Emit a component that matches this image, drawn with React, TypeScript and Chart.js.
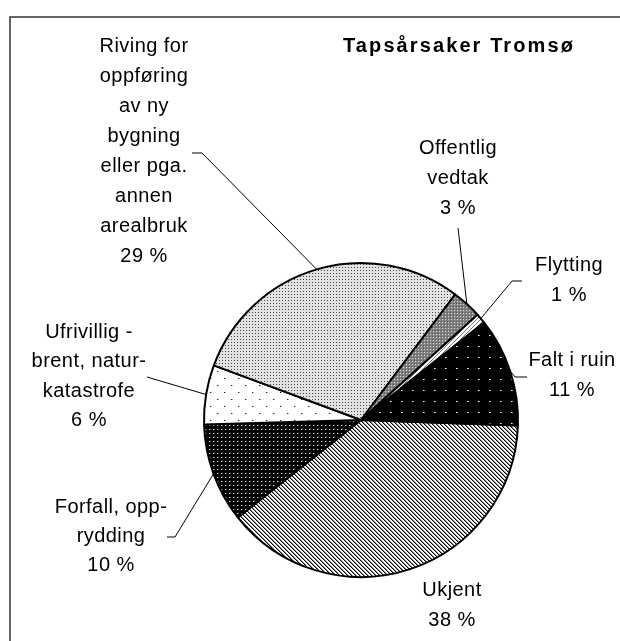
import React, { useEffect, useRef } from "react";
import { Chart, registerables } from "chart.js";

Chart.register(...registerables);

// ---- data ----
const title = "Tapsårsaker Tromsø";
const categories = [
  "Ukjent",
  "Forfall, opprydding",
  "Ufrivillig - brent, naturkatastrofe",
  "Riving for oppføring av ny bygning eller pga. annen arealbruk",
  "Offentlig vedtak",
  "Flytting",
  "Falt i ruin",
];
const labelLines = [
  ["Ukjent"],
  ["Forfall, opp-", "rydding"],
  ["Ufrivillig -", "brent, natur-", "katastrofe"],
  ["Riving for", "oppføring", "av ny", "bygning", "eller pga.", "annen", "arealbruk"],
  ["Offentlig", "vedtak"],
  ["Flytting"],
  ["Falt i ruin"],
];
const percents = [38, 10, 6, 29, 3, 1, 11];

// ---- layout (label placement, not data) ----
const labelLayout = [
  { x: 452, y: 590, lh: 30, leader: null as null | number[][] },
  { x: 111, y: 507, lh: 29, leader: [[175, 537], [167, 537]] },
  { x: 89, y: 332, lh: 29.5, leader: [[147, 377]] },
  { x: 144, y: 46, lh: 30, leader: [[202, 153], [192, 153]] },
  { x: 458, y: 148, lh: 30, leader: [[458, 228]] },
  { x: 569, y: 265, lh: 30, leader: [[512, 281], [522, 281]] },
  { x: 572, y: 360, lh: 30, leader: [[515, 377], [527, 377]] },
];

function makePattern(
  w: number,
  h: number,
  bg: string,
  px: [number, number, string][]
): CanvasPattern {
  const c = document.createElement("canvas");
  c.width = w;
  c.height = h;
  const g = c.getContext("2d")!;
  g.fillStyle = bg;
  g.fillRect(0, 0, w, h);
  for (const [x, y, col] of px) {
    g.fillStyle = col;
    g.fillRect(x, y, 1, 1);
  }
  const p = g.createPattern(c, "repeat");
  return p!;
}

function buildPatterns(): CanvasPattern[] {
  // Ukjent: "\" diagonal stripes
  const stripes: [number, number, string][] = [];
  for (let y = 0; y < 4; y++) {
    stripes.push([y % 4, y, "#000"]);
    stripes.push([(y + 1) % 4, y, "#8a8a8a"]);
  }
  // Flytting: "/" light stripes
  const fstripes: [number, number, string][] = [];
  for (let y = 0; y < 4; y++) fstripes.push([(3 - y + 4) % 4, y, "#777"]);
  return [
    makePattern(4, 4, "#fff", stripes),
    makePattern(4, 4, "#000", [[1, 1, "#e0e0e0"], [2, 1, "#555"]]),
    makePattern(14, 14, "#fff", [[0, 0, "#222"], [1, 0, "#aaa"], [7, 7, "#222"], [8, 7, "#aaa"]]),
    makePattern(3, 3, "#e2e2e2", [[0, 0, "#444"]]),
    makePattern(3, 3, "#808080", [[1, 1, "#d8d8d8"], [0, 0, "#555"]]),
    makePattern(4, 4, "#fff", fstripes),
    makePattern(11, 11, "#000", [[5, 5, "#fff"], [6, 5, "#999"]]),
  ];
}

const FONT = '"Liberation Sans", Arial, Helvetica, sans-serif';

const overlayPlugin = {
  id: "overlay",
  afterDraw(chart: any) {
    const ctx: CanvasRenderingContext2D = chart.ctx;
    ctx.save();
    // frame
    ctx.strokeStyle = "#333";
    ctx.lineWidth = 1.5;
    ctx.beginPath();
    ctx.moveTo(10, 700);
    ctx.lineTo(10, 17);
    ctx.lineTo(700, 17);
    ctx.stroke();

    // title
    ctx.fillStyle = "#000";
    ctx.textAlign = "center";
    ctx.textBaseline = "middle";
    (ctx as any).letterSpacing = "2.1px";
    ctx.font = `bold 20px ${FONT}`;
    ctx.fillText(title, 459, 46);

    // leaders
    const meta = chart.getDatasetMeta(0);
    ctx.lineWidth = 1;
    ctx.strokeStyle = "#000";
    meta.data.forEach((arc: any, i: number) => {
      const L = labelLayout[i];
      if (!L.leader) return;
      const p = arc.getProps(["x", "y", "startAngle", "endAngle", "outerRadius"], true);
      const mid = (p.startAngle + p.endAngle) / 2;
      const rx = p.x + Math.cos(mid) * p.outerRadius;
      const ry = p.y + Math.sin(mid) * p.outerRadius;
      ctx.beginPath();
      ctx.moveTo(rx, ry);
      for (const [lx, ly] of L.leader) ctx.lineTo(lx, ly);
      ctx.stroke();
    });

    // labels
    (ctx as any).letterSpacing = "0.45px";
    ctx.font = `20px ${FONT}`;
    ctx.fillStyle = "#000";
    labelLines.forEach((lines, i) => {
      const L = labelLayout[i];
      const all = [...lines, `${percents[i]} %`];
      all.forEach((t, k) => {
        ctx.fillText(t, L.x, L.y + k * L.lh);
      });
    });
    ctx.restore();
  },
};

export default function App() {
  const ref = useRef<HTMLCanvasElement>(null);
  useEffect(() => {
    if (!ref.current) return;
    const patterns = buildPatterns();
    const chart = new Chart(ref.current, {
      type: "pie",
      data: {
        labels: categories,
        datasets: [
          {
            data: percents,
            backgroundColor: patterns as any,
            borderColor: "#000",
            borderWidth: 2,
          },
        ],
      },
      options: {
        responsive: false,
        animation: false,
        devicePixelRatio: 1,
        rotation: 92,
        layout: { padding: { left: 203, right: 101, top: 262, bottom: 63 } },
        plugins: {
          legend: { display: false },
          tooltip: { enabled: false },
          title: { display: false },
        },
      },
      plugins: [overlayPlugin],
    });
    return () => chart.destroy();
  }, []);
  return (
    <div style={{ position: "absolute", left: 0, top: 0, width: 620, height: 641, background: "#fff" }}>
      <canvas ref={ref} width={620} height={641} style={{ display: "block" }} />
    </div>
  );
}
★ ★ ★ ★ ★ ★ ★
Job:
Repeat the lines above, starting at the first and stopping after the line that holds "const percents = [38, 10, 6, 29, 3, 1, 11];", with the pictures left out.

Task solution:
Emit a component that matches this image, drawn with React, TypeScript and Chart.js.
import React, { useEffect, useRef } from "react";
import { Chart, registerables } from "chart.js";

Chart.register(...registerables);

// ---- data ----
const title = "Tapsårsaker Tromsø";
const categories = [
  "Ukjent",
  "Forfall, opprydding",
  "Ufrivillig - brent, naturkatastrofe",
  "Riving for oppføring av ny bygning eller pga. annen arealbruk",
  "Offentlig vedtak",
  "Flytting",
  "Falt i ruin",
];
const labelLines = [
  ["Ukjent"],
  ["Forfall, opp-", "rydding"],
  ["Ufrivillig -", "brent, natur-", "katastrofe"],
  ["Riving for", "oppføring", "av ny", "bygning", "eller pga.", "annen", "arealbruk"],
  ["Offentlig", "vedtak"],
  ["Flytting"],
  ["Falt i ruin"],
];
const percents = [38, 10, 6, 29, 3, 1, 11];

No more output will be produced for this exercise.